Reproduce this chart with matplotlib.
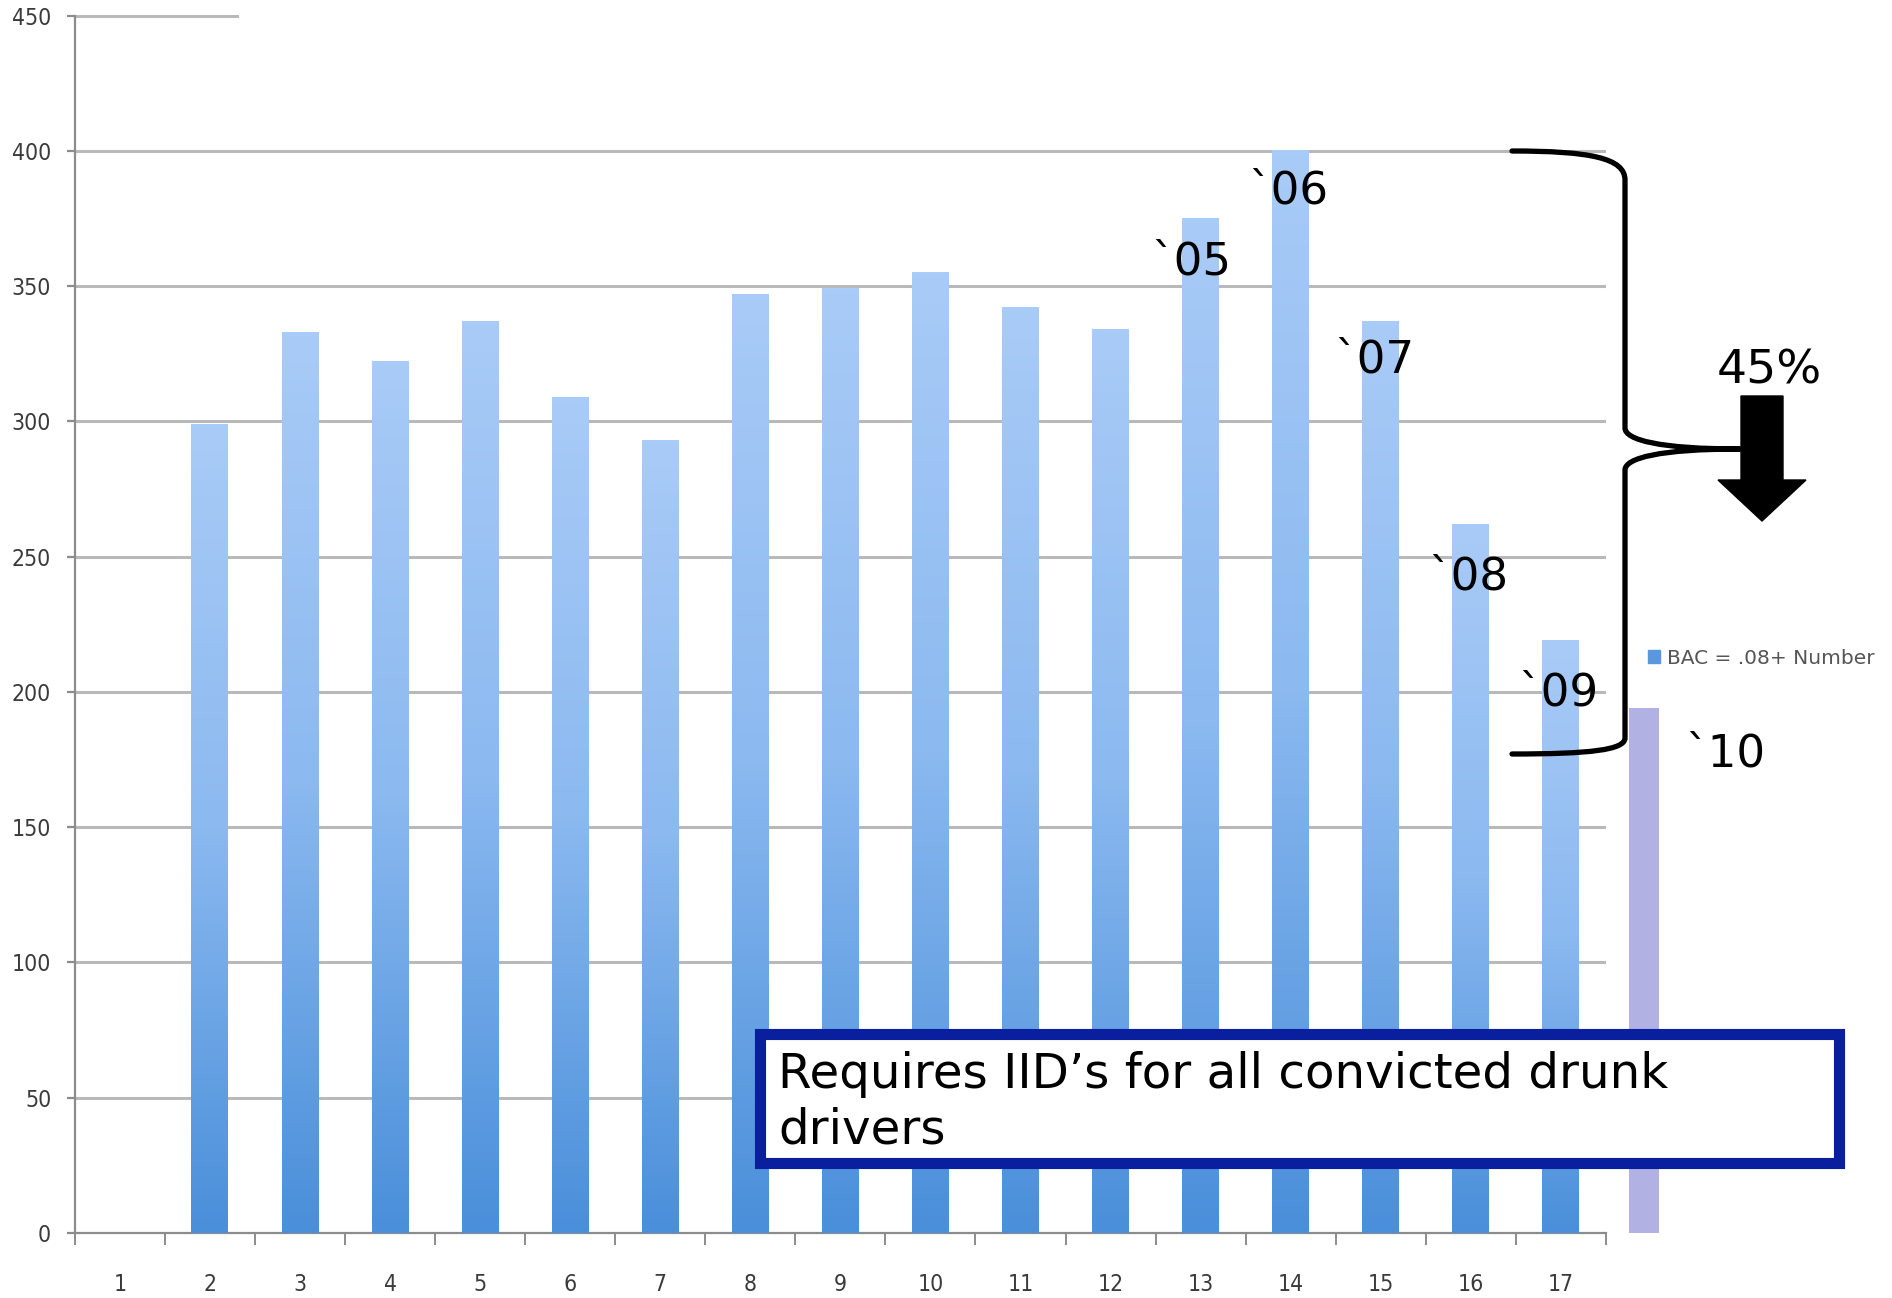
import numpy as np
import matplotlib
matplotlib.use("Agg")
import matplotlib.pyplot as plt
from matplotlib.colors import LinearSegmentedColormap
from matplotlib.patches import Rectangle, Polygon, PathPatch, Patch
from matplotlib.path import Path

# BAC .08+ counts per year index, 2010 drawn separately
categories = list(range(1, 18))
counts = [0, 299, 333, 322, 337, 309, 293, 347, 349, 355, 342, 334, 375, 400, 337, 262, 219]
count_2010 = 194
yticks = [0, 50, 100, 150, 200, 250, 300, 350, 400, 450]

year_labels = ["`05", "`06", "`07", "`08", "`09", "`10"]
year_x = [12.9, 13.97, 14.93, 15.97, 16.97, 18.83]
year_y = [354.5, 380.5, 318, 238, 195, 172.5]

legend_label = "BAC = .08+ Number"
box_lines = ["Requires IID\u2019s for all convicted drunk", "drivers"]
drop_label = "45%"

W, H = 1892, 1298
fig = plt.figure(figsize=(W / 100, H / 100), dpi=100)
ax = fig.add_axes([0.03953, 0.05008, 0.80930, 0.93783])

grey = "#8c8c8c"
tick_font = ["DejaVu Sans"]

# gridlines (the top one only shows a short stub)
for v in yticks[1:-1]:
    ax.axhline(v, color="#b9b9b9", lw=2.2, zorder=1)
ax.axhline(yticks[-1], xmax=0.106, color="#b9b9b9", lw=2.2, zorder=1, clip_on=False)

# bars with a light-top / dark-bottom gradient
cmap = LinearSegmentedColormap.from_list("barfade", ["#4a8fda", "#8bb9f0", "#a9cbf7"])
grad = np.linspace(0, 1, 256).reshape(-1, 1)
bars = ax.bar(categories, counts, width=0.41, color="none", zorder=3)
for b in bars:
    h = b.get_height()
    if h <= 0:
        continue
    x0 = b.get_x()
    ax.imshow(grad, extent=[x0, x0 + b.get_width(), 0, h], origin="lower",
              cmap=cmap, aspect="auto", zorder=3, interpolation="bilinear")

ax.bar(17.92, count_2010, width=0.34, color="#b1b1e4", zorder=3, clip_on=False)

ax.set_xlim(0.5, 17.5)
ax.set_ylim(0, 450)

for s in ["top", "right"]:
    ax.spines[s].set_visible(False)
for s in ["left", "bottom"]:
    ax.spines[s].set_color(grey)
    ax.spines[s].set_linewidth(1.6)

ax.set_yticks(yticks)
ax.set_yticklabels([str(v) for v in yticks], family=tick_font, fontsize=16.5,
                   fontstretch="condensed", color="#3a3a3a")
ax.tick_params(axis="y", length=6, width=1.6, color=grey, pad=11)

ax.set_xticks(np.arange(0.5, 18, 1))
ax.set_xticklabels([])
ax.set_xticks(categories, minor=True)
ax.set_xticklabels([str(c) for c in categories], minor=True, family=tick_font,
                   fontsize=16.5, fontstretch="condensed", color="#3a3a3a")
ax.tick_params(axis="x", which="major", length=8.6, width=1.4, color=grey)
ax.tick_params(axis="x", which="minor", length=0, pad=29)

for lab, x, y in zip(year_labels, year_x, year_y):
    ax.text(x, y, lab, ha="center", va="baseline", fontsize=32.5,
            family="DejaVu Sans", color="black", zorder=6)

ax.legend(handles=[Patch(color="#5a97dc")], labels=[legend_label],
          loc="center left", bbox_to_anchor=(1648 / W, 1 - 658 / H),
          bbox_transform=fig.transFigure, frameon=False, fontsize=14.5,
          handlelength=0.6, handleheight=0.6, handletextpad=0.35,
          borderpad=0, borderaxespad=0, labelcolor="#555555")

# annotation layer in pixel coordinates
deco = fig.add_axes([0, 0, 1, 1])
deco.set_xlim(0, W)
deco.set_ylim(H, 0)
deco.axis("off")
deco.patch.set_alpha(0)

brace = Path(
    [(1512, 151), (1590, 151), (1625, 158), (1625, 180),
     (1625, 428),
     (1625, 440), (1660, 449), (1740, 449),
     (1660, 449), (1625, 458), (1625, 470),
     (1625, 738),
     (1625, 750), (1590, 754), (1512, 754)],
    [Path.MOVETO, Path.CURVE4, Path.CURVE4, Path.CURVE4,
     Path.LINETO,
     Path.CURVE4, Path.CURVE4, Path.CURVE4,
     Path.CURVE4, Path.CURVE4, Path.CURVE4,
     Path.LINETO,
     Path.CURVE4, Path.CURVE4, Path.CURVE4])
deco.add_patch(PathPatch(brace, facecolor="none", edgecolor="black", lw=3.8,
                         capstyle="round", joinstyle="round"))

arrow = Polygon([(1741, 396), (1783, 396), (1783, 480), (1806, 480),
                 (1762, 521), (1718, 480), (1741, 480)],
                closed=True, facecolor="black", edgecolor="black", lw=1)
deco.add_patch(arrow)
deco.text(1769, 384, drop_label, ha="center", va="baseline", fontsize=34,
          family="DejaVu Sans", color="black")

deco.add_patch(Rectangle((759.5, 1033.5), 1079, 129, facecolor="white",
                         edgecolor="#0a1f9e", lw=8))
for i, line in enumerate(box_lines):
    deco.text(778, 1088 + 55 * i, line, ha="left", va="baseline", fontsize=34.8,
              family="DejaVu Sans", color="black")

fig.savefig("out.png", dpi=100)
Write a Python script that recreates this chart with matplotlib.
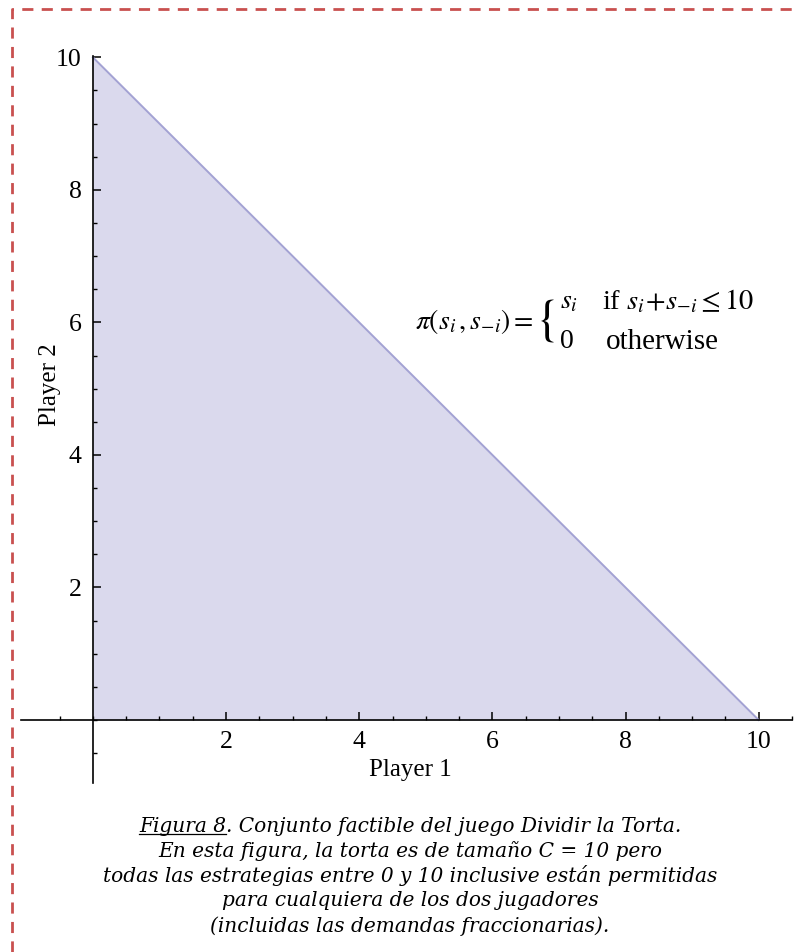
import numpy as np
import matplotlib.pyplot as plt
from matplotlib.lines import Line2D

plt.rcParams['font.family'] = ['Liberation Serif', 'DejaVu Serif']
plt.rcParams['mathtext.fontset'] = 'stix'

# data
edge_x = [0, 10]
edge_y = [10, 0]
major_ticks = [2, 4, 6, 8, 10]
tick_labels = ['2', '4', '6', '8', '10']
caption = [
    "Figura 8. Conjunto factible del juego Dividir la Torta.",
    "En esta figura, la torta es de tamaño C = 10 pero",
    "todas las estrategias entre 0 y 10 inclusive están permitidas",
    "para cualquiera de los dos jugadores",
    "(incluidas las demandas fraccionarias).",
]

W, H = 800, 952
fig = plt.figure(figsize=(W / 100, H / 100), dpi=100)

def fx(px):
    return px / W

def fy(py):
    return 1 - py / H

# axes: x from -1.08..10.5 -> px 21..792, y -0.95..10.02 -> px 783..56
ax = fig.add_axes([fx(21), fy(783), fx(792) - fx(21), fy(56) - fy(783)])
ax.set_xlim(-1.08, 10.5)
ax.set_ylim(-0.95, 10.02)

ax.fill_between(edge_x, edge_y, 0, color='#dad9ed', lw=0)
ax.plot(edge_x, edge_y, color='#a3a2d3', lw=1.4)

for s in ['top', 'right']:
    ax.spines[s].set_visible(False)
for s in ['left', 'bottom']:
    ax.spines[s].set_position(('data', 0))
    ax.spines[s].set_linewidth(1.2)

ax.set_xticks(major_ticks, tick_labels)
ax.set_yticks(major_ticks, tick_labels)
ax.set_xticks(np.arange(-0.5, 10.6, 0.5), minor=True)
ax.set_yticks(np.arange(-0.5, 10.1, 0.5), minor=True)
ax.tick_params(which='major', direction='in', length=5.5, width=1.1, labelsize=18.5, pad=8)
ax.tick_params(which='minor', direction='in', length=3, width=1)

fig.text(fx(410), fy(770), "Player 1", fontsize=18, ha='center', va='center')
fig.text(fx(50), fy(385), "Player 2", fontsize=18, ha='center', va='center', rotation=90)

# payoff formula
fs = 20
fig.text(fx(415), fy(322), r"$\pi(s_i\,, s_{-i}) =$", fontsize=fs, ha='left', va='center')
fig.text(fx(535), fy(321), r"$\{$", fontsize=fs * 1.8, ha='left', va='center')
fig.text(fx(560), fy(302), r"$s_i$", fontsize=fs, ha='left', va='center')
fig.text(fx(602), fy(302), r"if $s_i\!+\!s_{-i} \leq 10$", fontsize=fs + 0.5, ha='left', va='center')
fig.text(fx(560), fy(342), "0", fontsize=fs, ha='left', va='center')
fig.text(fx(606), fy(342), "otherwise", fontsize=fs + 1, ha='left', va='center')

# caption
cap_fs = 14.5
cap_kw = dict(fontsize=cap_fs, ha='center', va='center', style='italic', family='DejaVu Serif')
ys = [826, 851, 876, 901, 926]
texts = [fig.text(fx(410), fy(y), line, **cap_kw) for line, y in zip(caption, ys)]

fig.canvas.draw()
r = fig.canvas.get_renderer()
bb = texts[0].get_window_extent(r)
tmp = fig.text(0, 0, "Figura 8", fontsize=cap_fs, style='italic', family='DejaVu Serif')
w = tmp.get_window_extent(r).width
tmp.remove()
uy = bb.y0 + 2
fig.add_artist(Line2D([bb.x0 / W, (bb.x0 + w) / W], [uy / H, uy / H], color='black', lw=0.9))

# dashed border
fig.add_artist(Line2D([fx(12), fx(12), fx(800)], [fy(952), fy(9), fy(9)],
                      color='#c9504f', lw=2.0, linestyle=(0, (4.0, 3.0))))

fig.savefig('out.png', dpi=100)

+ + + +

Written exercise: Your task is to reproduce exactly the lines from the start of the data above through the line containing "lw=2.2, zorder=1, clip_on=False)", leaving every picture out.

Exercise response:
Reproduce this chart with matplotlib.
import numpy as np
import matplotlib
matplotlib.use("Agg")
import matplotlib.pyplot as plt
from matplotlib.colors import LinearSegmentedColormap
from matplotlib.patches import Rectangle, Polygon, PathPatch, Patch
from matplotlib.path import Path

# BAC .08+ counts per year index, 2010 drawn separately
categories = list(range(1, 18))
counts = [0, 299, 333, 322, 337, 309, 293, 347, 349, 355, 342, 334, 375, 400, 337, 262, 219]
count_2010 = 194
yticks = [0, 50, 100, 150, 200, 250, 300, 350, 400, 450]

year_labels = ["`05", "`06", "`07", "`08", "`09", "`10"]
year_x = [12.9, 13.97, 14.93, 15.97, 16.97, 18.83]
year_y = [354.5, 380.5, 318, 238, 195, 172.5]

legend_label = "BAC = .08+ Number"
box_lines = ["Requires IID\u2019s for all convicted drunk", "drivers"]
drop_label = "45%"

W, H = 1892, 1298
fig = plt.figure(figsize=(W / 100, H / 100), dpi=100)
ax = fig.add_axes([0.03953, 0.05008, 0.80930, 0.93783])

grey = "#8c8c8c"
tick_font = ["DejaVu Sans"]

# gridlines (the top one only shows a short stub)
for v in yticks[1:-1]:
    ax.axhline(v, color="#b9b9b9", lw=2.2, zorder=1)
ax.axhline(yticks[-1], xmax=0.106, color="#b9b9b9", lw=2.2, zorder=1, clip_on=False)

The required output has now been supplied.